----- Stored data -----
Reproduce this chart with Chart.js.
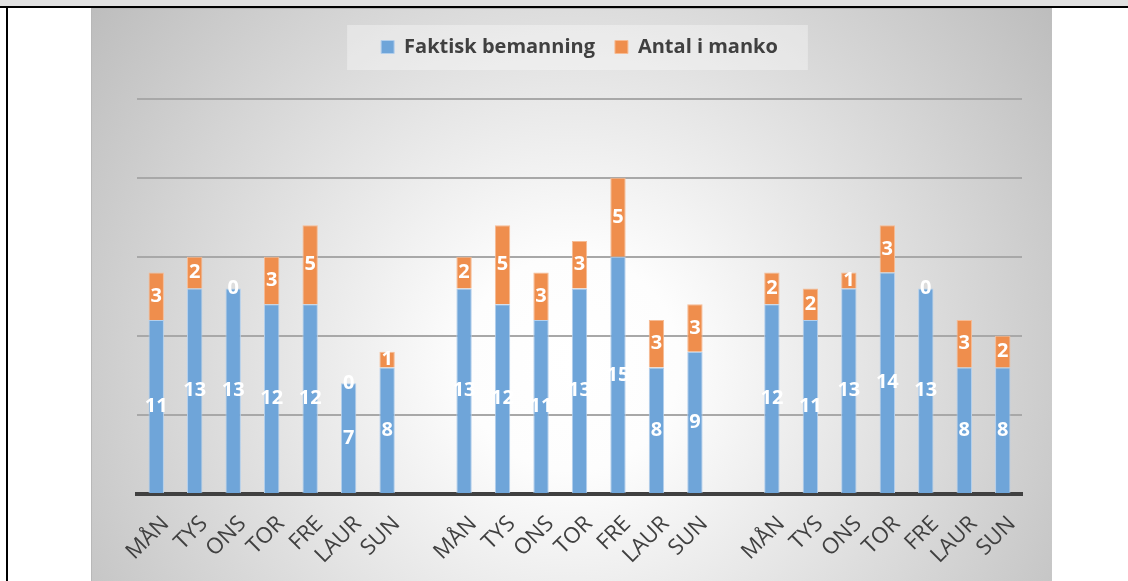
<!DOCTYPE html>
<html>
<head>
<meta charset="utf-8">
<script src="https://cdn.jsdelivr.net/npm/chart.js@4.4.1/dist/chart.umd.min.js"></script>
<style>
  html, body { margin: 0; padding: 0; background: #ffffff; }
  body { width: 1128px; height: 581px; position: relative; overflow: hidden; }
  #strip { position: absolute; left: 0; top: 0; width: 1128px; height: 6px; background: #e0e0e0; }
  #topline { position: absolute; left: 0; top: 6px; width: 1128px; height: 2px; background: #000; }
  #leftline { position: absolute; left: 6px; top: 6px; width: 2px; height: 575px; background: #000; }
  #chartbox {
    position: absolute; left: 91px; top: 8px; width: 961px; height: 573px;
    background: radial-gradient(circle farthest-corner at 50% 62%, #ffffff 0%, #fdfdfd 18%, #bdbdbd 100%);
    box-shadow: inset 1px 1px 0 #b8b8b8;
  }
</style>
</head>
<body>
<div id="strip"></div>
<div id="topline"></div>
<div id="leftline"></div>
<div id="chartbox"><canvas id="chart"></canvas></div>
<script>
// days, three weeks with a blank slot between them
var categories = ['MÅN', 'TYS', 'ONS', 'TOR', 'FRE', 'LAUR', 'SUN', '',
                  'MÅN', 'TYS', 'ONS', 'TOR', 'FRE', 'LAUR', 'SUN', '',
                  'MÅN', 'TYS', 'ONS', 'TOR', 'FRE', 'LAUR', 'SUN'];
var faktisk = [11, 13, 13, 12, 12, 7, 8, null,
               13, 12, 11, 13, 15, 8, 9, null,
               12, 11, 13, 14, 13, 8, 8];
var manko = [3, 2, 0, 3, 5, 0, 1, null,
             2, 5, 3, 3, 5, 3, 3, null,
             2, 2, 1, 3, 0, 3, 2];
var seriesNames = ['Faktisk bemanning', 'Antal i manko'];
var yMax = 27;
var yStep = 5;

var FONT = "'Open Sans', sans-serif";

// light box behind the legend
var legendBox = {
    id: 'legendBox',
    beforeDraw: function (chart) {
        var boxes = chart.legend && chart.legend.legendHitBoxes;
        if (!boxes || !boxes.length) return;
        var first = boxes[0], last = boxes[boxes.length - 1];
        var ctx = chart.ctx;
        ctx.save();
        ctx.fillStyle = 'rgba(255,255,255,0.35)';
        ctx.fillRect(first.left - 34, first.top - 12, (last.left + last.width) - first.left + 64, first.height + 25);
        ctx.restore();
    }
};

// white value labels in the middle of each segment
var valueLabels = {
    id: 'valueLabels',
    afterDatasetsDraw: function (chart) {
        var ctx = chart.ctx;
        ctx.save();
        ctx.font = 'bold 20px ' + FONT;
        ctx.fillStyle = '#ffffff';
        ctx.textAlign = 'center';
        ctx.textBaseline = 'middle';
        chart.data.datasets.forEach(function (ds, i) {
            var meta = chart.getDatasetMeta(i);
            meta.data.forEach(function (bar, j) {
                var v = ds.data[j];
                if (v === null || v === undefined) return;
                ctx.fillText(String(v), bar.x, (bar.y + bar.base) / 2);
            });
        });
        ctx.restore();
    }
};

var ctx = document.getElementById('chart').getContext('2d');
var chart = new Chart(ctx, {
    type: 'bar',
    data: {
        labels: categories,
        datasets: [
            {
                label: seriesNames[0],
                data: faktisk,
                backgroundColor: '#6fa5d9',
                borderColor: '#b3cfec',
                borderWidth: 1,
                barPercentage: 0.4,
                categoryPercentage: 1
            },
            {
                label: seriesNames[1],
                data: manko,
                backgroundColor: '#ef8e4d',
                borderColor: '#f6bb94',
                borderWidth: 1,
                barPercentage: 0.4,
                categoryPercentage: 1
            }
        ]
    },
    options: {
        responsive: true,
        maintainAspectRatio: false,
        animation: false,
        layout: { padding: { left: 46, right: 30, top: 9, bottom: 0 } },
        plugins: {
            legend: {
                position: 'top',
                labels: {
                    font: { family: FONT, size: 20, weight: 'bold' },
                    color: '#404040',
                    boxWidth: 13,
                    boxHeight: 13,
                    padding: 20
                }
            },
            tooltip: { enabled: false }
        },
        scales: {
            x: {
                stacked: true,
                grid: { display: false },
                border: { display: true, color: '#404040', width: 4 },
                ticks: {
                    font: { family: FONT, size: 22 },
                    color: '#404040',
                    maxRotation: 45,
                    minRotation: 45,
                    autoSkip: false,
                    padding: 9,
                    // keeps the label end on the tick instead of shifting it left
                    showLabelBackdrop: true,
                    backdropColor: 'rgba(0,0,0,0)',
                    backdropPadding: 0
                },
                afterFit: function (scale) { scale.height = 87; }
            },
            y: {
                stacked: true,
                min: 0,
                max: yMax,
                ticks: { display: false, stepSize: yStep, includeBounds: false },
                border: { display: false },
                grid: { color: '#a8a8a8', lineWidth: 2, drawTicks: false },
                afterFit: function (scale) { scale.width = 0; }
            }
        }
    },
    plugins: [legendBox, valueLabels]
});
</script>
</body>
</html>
-----
Exercise aim: Retype each line of the listing above word for word. Exclude the pictures.

Result of the exercise:
Reproduce this chart with Chart.js.
<!DOCTYPE html>
<html>
<head>
<meta charset="utf-8">
<script src="https://cdn.jsdelivr.net/npm/chart.js@4.4.1/dist/chart.umd.min.js"></script>
<style>
  html, body { margin: 0; padding: 0; background: #ffffff; }
  body { width: 1128px; height: 581px; position: relative; overflow: hidden; }
  #strip { position: absolute; left: 0; top: 0; width: 1128px; height: 6px; background: #e0e0e0; }
  #topline { position: absolute; left: 0; top: 6px; width: 1128px; height: 2px; background: #000; }
  #leftline { position: absolute; left: 6px; top: 6px; width: 2px; height: 575px; background: #000; }
  #chartbox {
    position: absolute; left: 91px; top: 8px; width: 961px; height: 573px;
    background: radial-gradient(circle farthest-corner at 50% 62%, #ffffff 0%, #fdfdfd 18%, #bdbdbd 100%);
    box-shadow: inset 1px 1px 0 #b8b8b8;
  }
</style>
</head>
<body>
<div id="strip"></div>
<div id="topline"></div>
<div id="leftline"></div>
<div id="chartbox"><canvas id="chart"></canvas></div>
<script>
// days, three weeks with a blank slot between them
var categories = ['MÅN', 'TYS', 'ONS', 'TOR', 'FRE', 'LAUR', 'SUN', '',
                  'MÅN', 'TYS', 'ONS', 'TOR', 'FRE', 'LAUR', 'SUN', '',
                  'MÅN', 'TYS', 'ONS', 'TOR', 'FRE', 'LAUR', 'SUN'];
var faktisk = [11, 13, 13, 12, 12, 7, 8, null,
               13, 12, 11, 13, 15, 8, 9, null,
               12, 11, 13, 14, 13, 8, 8];
var manko = [3, 2, 0, 3, 5, 0, 1, null,
             2, 5, 3, 3, 5, 3, 3, null,
             2, 2, 1, 3, 0, 3, 2];
var seriesNames = ['Faktisk bemanning', 'Antal i manko'];
var yMax = 27;
var yStep = 5;

var FONT = "'Open Sans', sans-serif";

// light box behind the legend
var legendBox = {
    id: 'legendBox',
    beforeDraw: function (chart) {
        var boxes = chart.legend && chart.legend.legendHitBoxes;
        if (!boxes || !boxes.length) return;
        var first = boxes[0], last = boxes[boxes.length - 1];
        var ctx = chart.ctx;
        ctx.save();
        ctx.fillStyle = 'rgba(255,255,255,0.35)';
        ctx.fillRect(first.left - 34, first.top - 12, (last.left + last.width) - first.left + 64, first.height + 25);
        ctx.restore();
    }
};

// white value labels in the middle of each segment
var valueLabels = {
    id: 'valueLabels',
    afterDatasetsDraw: function (chart) {
        var ctx = chart.ctx;
        ctx.save();
        ctx.font = 'bold 20px ' + FONT;
        ctx.fillStyle = '#ffffff';
        ctx.textAlign = 'center';
        ctx.textBaseline = 'middle';
        chart.data.datasets.forEach(function (ds, i) {
            var meta = chart.getDatasetMeta(i);
            meta.data.forEach(function (bar, j) {
                var v = ds.data[j];
                if (v === null || v === undefined) return;
                ctx.fillText(String(v), bar.x, (bar.y + bar.base) / 2);
            });
        });
        ctx.restore();
    }
};

var ctx = document.getElementById('chart').getContext('2d');
var chart = new Chart(ctx, {
    type: 'bar',
    data: {
        labels: categories,
        datasets: [
            {
                label: seriesNames[0],
                data: faktisk,
                backgroundColor: '#6fa5d9',
                borderColor: '#b3cfec',
                borderWidth: 1,
                barPercentage: 0.4,
                categoryPercentage: 1
            },
            {
                label: seriesNames[1],
                data: manko,
                backgroundColor: '#ef8e4d',
                borderColor: '#f6bb94',
                borderWidth: 1,
                barPercentage: 0.4,
                categoryPercentage: 1
            }
        ]
    },
    options: {
        responsive: true,
        maintainAspectRatio: false,
        animation: false,
        layout: { padding: { left: 46, right: 30, top: 9, bottom: 0 } },
        plugins: {
            legend: {
                position: 'top',
                labels: {
                    font: { family: FONT, size: 20, weight: 'bold' },
                    color: '#404040',
                    boxWidth: 13,
                    boxHeight: 13,
                    padding: 20
                }
            },
            tooltip: { enabled: false }
        },
        scales: {
            x: {
                stacked: true,
                grid: { display: false },
                border: { display: true, color: '#404040', width: 4 },
                ticks: {
                    font: { family: FONT, size: 22 },
                    color: '#404040',
                    maxRotation: 45,
                    minRotation: 45,
                    autoSkip: false,
                    padding: 9,
                    // keeps the label end on the tick instead of shifting it left
                    showLabelBackdrop: true,
                    backdropColor: 'rgba(0,0,0,0)',
                    backdropPadding: 0
                },
                afterFit: function (scale) { scale.height = 87; }
            },
            y: {
                stacked: true,
                min: 0,
                max: yMax,
                ticks: { display: false, stepSize: yStep, includeBounds: false },
                border: { display: false },
                grid: { color: '#a8a8a8', lineWidth: 2, drawTicks: false },
                afterFit: function (scale) { scale.width = 0; }
            }
        }
    },
    plugins: [legendBox, valueLabels]
});
</script>
</body>
</html>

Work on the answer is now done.